The deck outside our kitchen window is newly finished, and it aches for teak furniture of some sort, and striped cotton pillows, and iced buckets of chardonnay and the barbecue simmer of steak and green peppers in olive oil. Music would be nice–and friends, of course–and one of those well-buttered conversations that sizzles on into the dark, peppered with gentle insults and unspoken love. My wife, reading my mind yesterday evening, proposed new tomato plants, and I was taken with the thought of a tomato, fresh-picked, improbably cold, sprinkled with salt. I could almost taste it.
I call all of this “pleasure.”
Or, picture this: it’s been a rough day, but you didn’t know how rough, because when your wife holds your shoulders, and you feel each of her fingers pressing into the aching web of muscle around your neck, every molecule under her touch becomes a micro-bead of pure, evangelizing pleasure. It’s so overpowering, you can’t quite tell her to stop.
And so then you finally buy yourself a new car. And this car, unlike all your other cars, works. You don’t need to tinker with the ignition in a special, rattling motion. It’s just as solid as a New York bank vault. Click. Purrr… Vroom. You drive off to work with premium engineering all around you: heat, light, audio, power. You even have a dial to adjust the lumbar support. In truth, you could just drive today. You don’t have to go to work. Thinking about this car, (and it doesn’t even have to be expensive), you conclude that someone made it just for you.
I call that small happiness pleasure too.
Okay, all of that is more or less what we call “wholesome” pleasure, and with the exception of the chardonnay, even the ardent pietists might approve, but there’s a kind of pleasure someone has rushed to call sin, and it might be just something you could ignore, but you take sin seriously. Suddenly your roof top barbecue begins to feel suspect, vain, “in the flesh,” maybe even “idolatrous.”
I think of my mother as a little girl — a little Mormon girl — wandering the streets of Logan, Utah, where her father taught at the university. She took in the aroma of brewing coffee, and that deep, burnt, carbon exhilaration just kept her breathing it in, even though she had been taught it was all utterly wrong. And yet she loved the aroma so much, she would stand next to the coffee shop and just inhale.
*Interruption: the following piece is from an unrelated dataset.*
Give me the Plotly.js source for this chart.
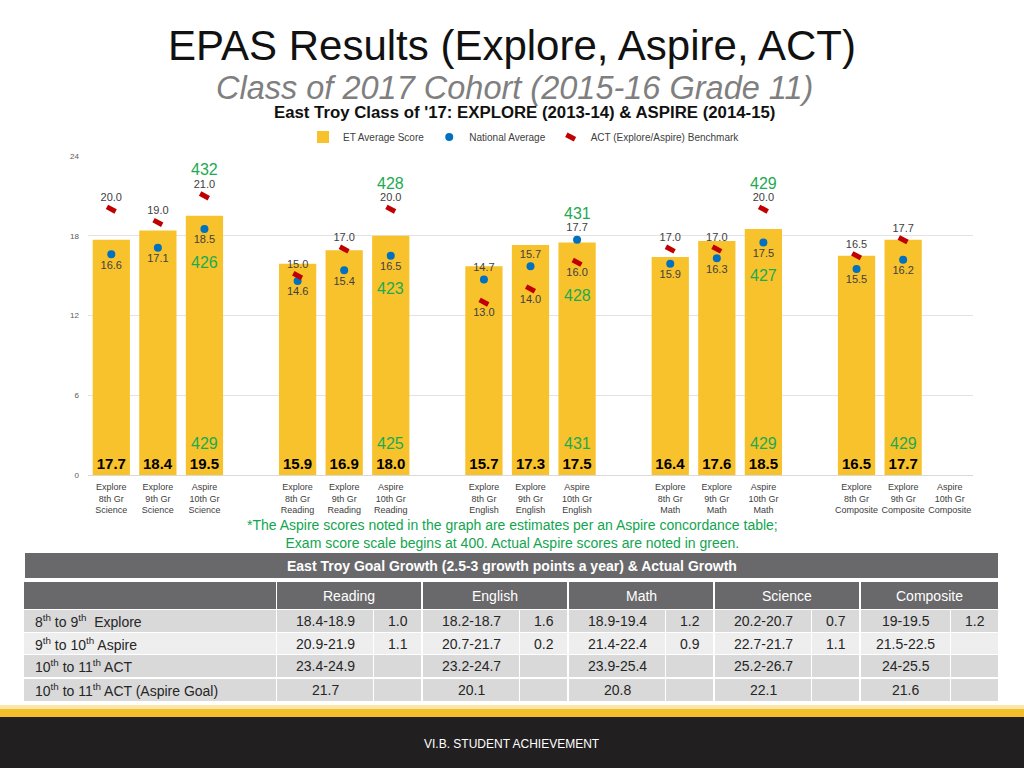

Many years later, she laughed about it, taking a secret sip, but only when no one else was looking, because she didn’t want others to “stumble.”
For those of us who grew up in the company of the spiritually zealous, I wonder how many of God’s good gifts have been blemished beyond praise, and enjoyment, because someone decided they were in the “taste not, touch not” category. My own grandmother, (completely unlike my own mother in so many ways), was, I regret to say, a relentless, grinding boor on this front. I can recall wanting to gain weight in 7th grade. I was fearfully thin, so thin, in fact that I can remember an older sister of a friend yelling out, at a poolside party, “that kid is so skinny, he’s making me sick.” Well, I was going to do something about it. I was going to eat, and there was grandmother Winsor, taking in my tray full of bread and peanut butter, lecturing me on gluttony. It might have been different, I suppose, if there had been real love in the reproof — but there wasn’t. She was going to war against the extra spoonful, and there I was with several extra plate fulls.
Don’t tempt yourself into thinking this is the problem of one denomination or one sect or even one age of the church. The book of Galatians was written for a reason — a divine reason. Men are always substituting the rules they have mastered, for the ones God actually commands, and then they are beating each over the head with their own victories.
Of course, at the outset, we must acknowledge that those who “love pleasure, rather than God” are in dire straits. That would be something like hanging up Van Gogh’s “Starry Night” on the wall, bragging about it, silently worshiping it, and then kicking its creator out the door. How much better is it, to celebrate both the painting and the painter? How foolish is it to honor a piece of canvas, that rots with time, over the one who has a billion more such paintings at the ready?
If I write about creation, about pleasure, about God’s good gifts, and I do it too much, you should know this — in each of these great gifts I praise God. His genius, His Brilliance, His stunning light floors me, makes me weep. I praise Him in the savory warmth of a good bowl of soup on a cold day. I praise him in the innocent wonder of a grandchild tearing apart the pantry, out of sheer curiosity. I praise him in the good-natured kidding of a friend. I praise Him the glow of a glass of wine, or a well made film. I praise Him in the twinkle of a beautiful woman’s eyes. I praise Him in the memory of Miriam, and the women of Israel dancing, in celebration of their delivery. They must have been gorgeous. The Red Sea must have shimmered — and I praise Him for that too.
I praise Him in the pleasure He affords me..
How precious is Your lovingkindness, O God! Therefore the children of men put their trust under the shadow of Your wings. They are abundantly satisfied with the fullness of Your house, And You give them drink from the river of Your pleasures. For with You is the fountain of life; In Your light we see light.